Exhibitions
2016 - 2017 Exhibition Calendar
The Arnot Art Museum's 2016-2017 Exhibition Season opens on Tuesday, 6 September 2016. Continuing exhibitions can be found in the Picture Gallery and Cultures Gallery. A COLLECTOR'S VISION and SHADOWS OF THE PHARAOHS feature founding works of the Museum's Collection, as well as artifacts from Ancient Egypt and East Asia.
This year opens with THREE AMERICANS and features the work of three living, contemporary artists; Inga Kimberly Brown, David Higgins and Jack Radetsky. Brown's 2- and 3-dimensional work is a personal examination of identity and spirituality. Higgins' work examines the contemporary landscape of the Louisiana Bayous and the Elmira area. Radetsky's paintings are interior studies of light, and it's absence.
THE HUDSON RIVER SCHOOL: FROM THE COLLECTIONS, is a key component of the Museum's Educational Programming.

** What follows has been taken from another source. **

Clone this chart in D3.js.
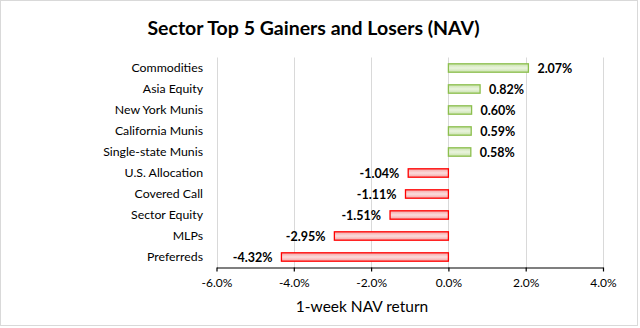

This survey of breath-taking scenes of the American wilderness in New York State will be on view until mid-November.
The early and mid-winter season features the work of local artists in the HOLIDAY ART MARKET, a survey of new works from members of the Elmira Regional Art Society and a body of juried works from the Region's finest student artists participating in the 74TH SCHOLASTIC ART AWARDS.
A highlight of this exhibition season is 23 PAIRS: CONSIDERING AN ART HISTORY 101 EXERCISE. This exhibitions joins twenty-three core works from the Arnot Art Museum's Collections with masterworks from private collections, museums and galleries across the United States. Pairs are sometimes subtle and, at others, jar the viewer's senses. Each of the pairings pushes the viewer to contemplate the connections from one work to the next.
This season's feature exhibitions are balanced by fresh survey's the Contemporary and American Collections. SELECTED WORKS OF THE CONTEMPORARY COLLECTIONS can be viewed in the Falck Overlook Galleries from September to January, while AMERICAN ART: FROM THE COLLECTIONS will be installed in the East Gallery from mid-March to June.